Juno reveals the roots of Jupiter's Great Red Spot
The Great Red Spot, a gigantic storm of crimson clouds bigger than the Earth, has been raging on Jupiter's surface for centuries. We've known its size in two dimensions for a long time, but after a close flyover in July the Juno probe has finally given us an answer about how deep into the atmosphere the storm's roots run. In the process, the mission also uncovered two new radiation zones.
While astronomers have been monitoring the Great Red Spot since 1830, the storm is believed to have marked the gas giant's face for up to 350 years. As of April this year it measured around 10,000 miles (16,000 km) wide, making it about 1.3 times the diameter of Earth. Impressive as that sounds, it seems the spot is shrinking at an increasing rate: when Voyager 1 and 2 whipped past in 1979 on their grand tour of the Solar System, the storm was twice the size of Earth.
To get a closer look, Juno swung low during its first pass over the Spot in July 2017, and along with producing a collection of stunning photos, the spacecraft tuned all of its instruments towards the storm. In particular, the Microwave Radiometer was able to peer deep beneath the clouds and reveal how far down it goes.

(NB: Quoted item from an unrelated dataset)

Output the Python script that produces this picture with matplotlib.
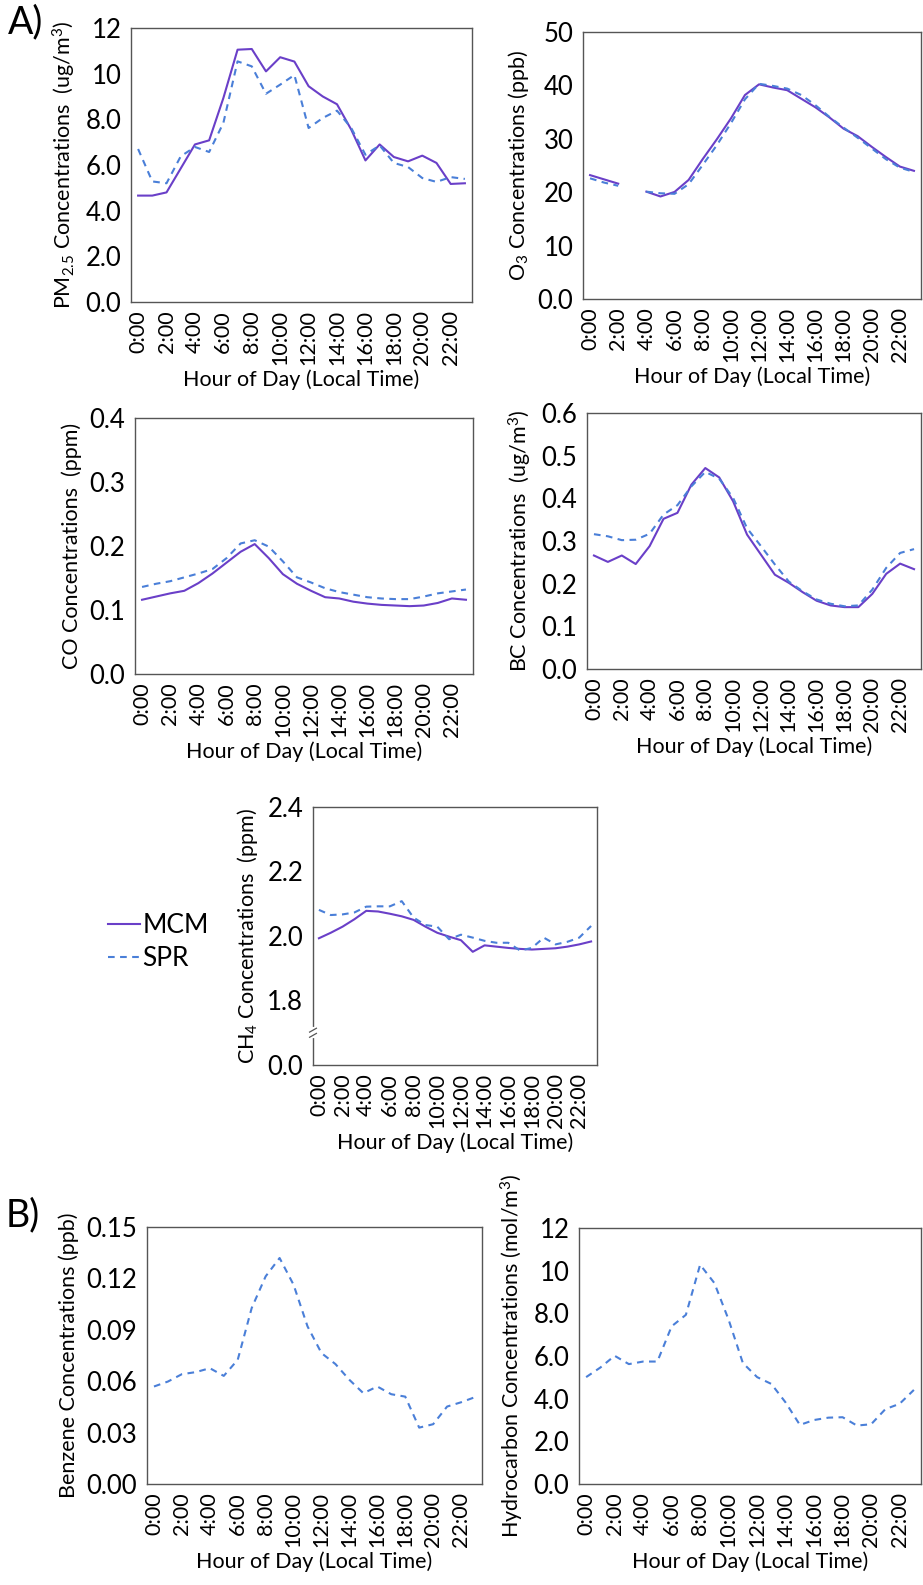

"One of the most basic questions about Jupiter's Great Red Spot is: how deep are the roots?" says Scott Bolton, principal investigator on the Juno project. "Juno data indicate that the solar system's most famous storm is almost one-and-a-half Earths wide, and has roots that penetrate about 200 miles (320 km) into the planet's atmosphere."
As striking as images of the Great Red Spot are, videos and animation show a swirling soup that's even more mesmerizing. That motion comes courtesy of insane winds whipping around the edge of the Spot at speeds no earthly storm could ever hope to muster.
"Juno found that the Great Red Spot's roots go 50 to 100 times deeper than Earth's oceans and are warmer at the base than they are at the top," says Andy Ingersoll, co-investigator on the Juno project. "Winds are associated with differences in temperature, and the warmth of the spot's base explains the ferocious winds we see at the top of the atmosphere."
Other instruments detected two new radiation zones around the gas giant that had previously been uncharted. Juno's Stellar Reference Unit (SRU-1) detected extremely high noise signatures in images gathered by the team's radiation monitoring investigation, as the craft passed through Jupiter's electron radiation belt. The signatures are those of a high-energy heavy ion population, but the team isn't sure yet which particles are responsible or where they come from.
The second radiation zone is much closer to the planet's surface and lies near the equator. There, energetic hydrogen, oxygen and sulfur ions zip around at close to the speed of light.
"The closer you get to Jupiter, the weirder it gets," says Heidi Becker, radiation monitoring investigation lead on the Juno program. "We knew the radiation would probably surprise us, but we didn't think we'd find a new radiation zone that close to the planet. We only found it because Juno's unique orbit around Jupiter allows it to get really close to the cloud tops during science collection flybys, and we literally flew through it."
The findings were presented this week at the American Geophysical Union. Juno's next science pass is scheduled for December 16.